How is this idea, that everybody already knows, supposed to be a basis for
> a moral system?
>
You have to consider his connecting glue between desires (what we want),
corrected desires (what we would still want with a perfect grasp), and the
reconciliation of all systems of desire (a balancing act which is what one
would still want in the consideration of how those wants (and obtain them)
affect all other consciousness beings who also have wants of their own.
This is how he defines the ideal of good and bad right and wrong, and the
proper aim of morality.
> Having better knowledge enables more /effective/ decisions, but that says
> nothing about whether they are 'good' or 'bad' decisions. It doesn't enable
> someone to define what 'good' means, for them.
>
That's what the paper does.
At this point we could have saved a lot of time if you had simply read it.
> "If you think an omniscient mind is better positioned than any lesser mind
> to make morally correct decisions..." Losing the 'omniscient', and
> replacing it with 'more knowledgeable', which puts things on a realistic
> footing, I'd have to say No, I don't think that.
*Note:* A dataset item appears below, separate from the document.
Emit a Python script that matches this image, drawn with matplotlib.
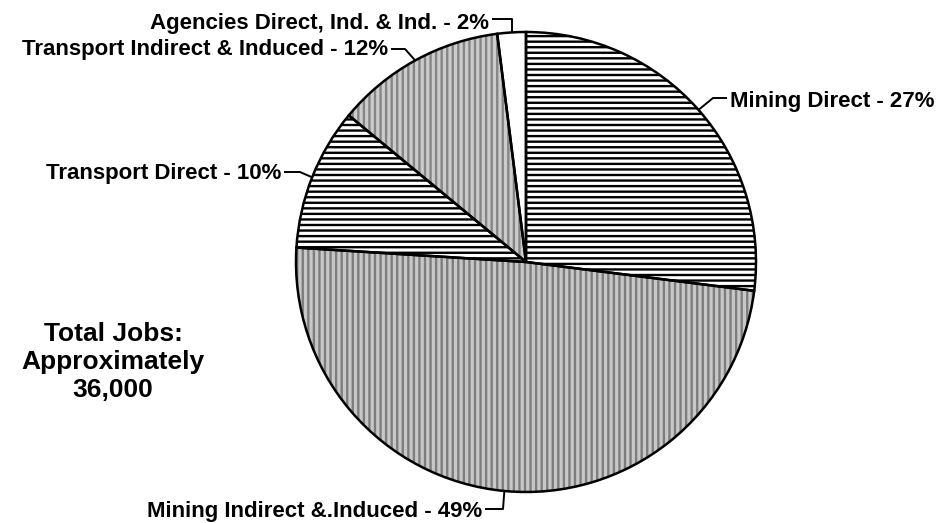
import numpy as np
import matplotlib
matplotlib.use("Agg")
import matplotlib.pyplot as plt

# job shares, clockwise from 12 o'clock
labels = ["Mining Direct - 27%",
          "Mining Indirect &.Induced - 49%",
          "Transport Direct - 10%",
          "Transport Indirect & Induced - 12%",
          "Agencies Direct, Ind. & Ind. - 2%"]
shares = [27, 49, 10, 12, 2]
total_text = "Total Jobs:\nApproximately\n36,000"

fills = ["white", "#c8c8c8", "white", "#cccccc", "white"]
hatch_cols = ["black", "#7d7d7d", "black", "#858585", "white"]
hatches = ["---", "|||", "---", "|||", ""]

W, H = 945, 523
CX, CY, R = 526, 262, 230   # pie centre / radius in pixels


def px(x, y):
    # pixel position (from top-left) -> data coords of a unit pie
    return (x - CX) / R, (CY - y) / R


plt.rcParams["font.family"] = ["Liberation Sans", "DejaVu Sans"]
plt.rcParams["hatch.linewidth"] = 1.7

fig = plt.figure(figsize=(W / 100, H / 100), dpi=100)
ax = fig.add_axes([0, 0, 1, 1])

wedges, _ = ax.pie(shares, startangle=90, counterclock=False, colors=fills,
                   hatch=hatches, wedgeprops=dict(linewidth=0))
for w, hc in zip(wedges, hatch_cols):
    w.set_edgecolor(hc)
# black outlines on top
ax.pie(shares, startangle=90, counterclock=False,
       wedgeprops=dict(facecolor="none", edgecolor="black", linewidth=1.8))

ax.set_xlim(-CX / R, (W - CX) / R)
ax.set_ylim(-(H - CY) / R, CY / R)
ax.set_aspect("equal")
ax.axis("off")


def edge(w):
    a = np.deg2rad((w.theta1 + w.theta2) / 2)
    return np.cos(a), np.sin(a)


# (leader knee points in px, text anchor px, ha)
layout = [
    ([(713, 98), (727, 98)], (730, 101), "left"),
    ([(503, 509), (485, 509)], (482, 512), "right"),
    ([(300, 172), (284, 172)], (281, 174), "right"),
    ([(405, 49), (391, 49)], (388, 50), "right"),
    (None, (489, 23), "right"),
]

for w, lab, (knees, tpos, ha) in zip(wedges, labels, layout):
    ex, ey = edge(w)
    if knees is None:
        knees = [((ex * R) + CX, 19), (492, 19)]
    pts = [(ex, ey)] + [px(*k) for k in knees]
    xs, ys = zip(*pts)
    ax.plot(xs, ys, color="black", lw=1.4, solid_capstyle="butt")
    ax.text(*px(*tpos), lab, ha=ha, va="center", fontsize=16,
            fontweight="bold")

ax.text(*px(113, 362), total_text, ha="center", va="center", fontsize=19,
        fontweight="bold", linespacing=1.2)

fig.savefig("out.png", dpi=100)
Is the morality of a less
> knowledgeable or less intelligent person less valid than that of a more
> knowledgeable or more intelligent one? I'd think (or certainly hope,
> anyway!) that the answer to this is obvious. If your answer is "yes", then
> you're already halfway down the slippery slope that leads to most of, if
> not all, the worst atrocities we are capable of. It's basically saying that
> some people are intrinsically inferior to others, because of their ability
> to know things. I don't think that was really the intention of whoever
> coined the phrase 'knowledge is power'.
>
Earlier you acknowledged that it was trivial that having less knowledge
means we make worse decisions. This is why so many quotes compare evil and
stupidity:
https://www.goodreads.com/quotes/230940-never-attribute-to-malice-that-which-is-adequately-explained-by
https://www.goodreads.com/quotes/8616320-stupidity-is-a-more-dangerous-enemy-of-the-good-than
https://www.goodreads.com/quotes/8616320-stupidity-is-a-more-dangerous-enemy-of-the-good-than
But note that this says nothing of the moral value of persons. It doesn't
even say that more intelligent people act more morally than less
intelligent people.
An intelligent person who is unmotivated to make moral decisions is not
inherently better behaving than a lesser intelligent person who makes
attempts to act morally.
> More realistic moral foundations, in my opinion, can be found here:
> https://moralfoundations.org/
>
> Notice that 'knowledge' is not mentioned in any of these.
>
Nor is any attempt made to define good or evil.
> I think the important thing, going back to the distant original topic of
> this discussion, is to realise where morality (as actually practiced) comes
> from. It comes from our developmental past.
>
Historically yes. I don't dispute that.
AIs are a future unfolding of that, and I reckon that, rather than
> speculating on their morality springing de-novo from their intelligence, it
> might be useful to consider it being a consequence of where they come from
> (humanity) and how it might develop, just as ours has developed over time.
>
Then you should see Zuboff's paper as a continuation of that development.
And for those (human ornl artificial) intelligences capable of seeing the
truth in it (assuming it is sound) they will be rationally motivated to
adopt the morality described in the paper.
Zuboff has experimented with having AIs of today read and evaluate this
paper. All the current models seem to accept it's conclusions as valid.
That provides me some hope, at least.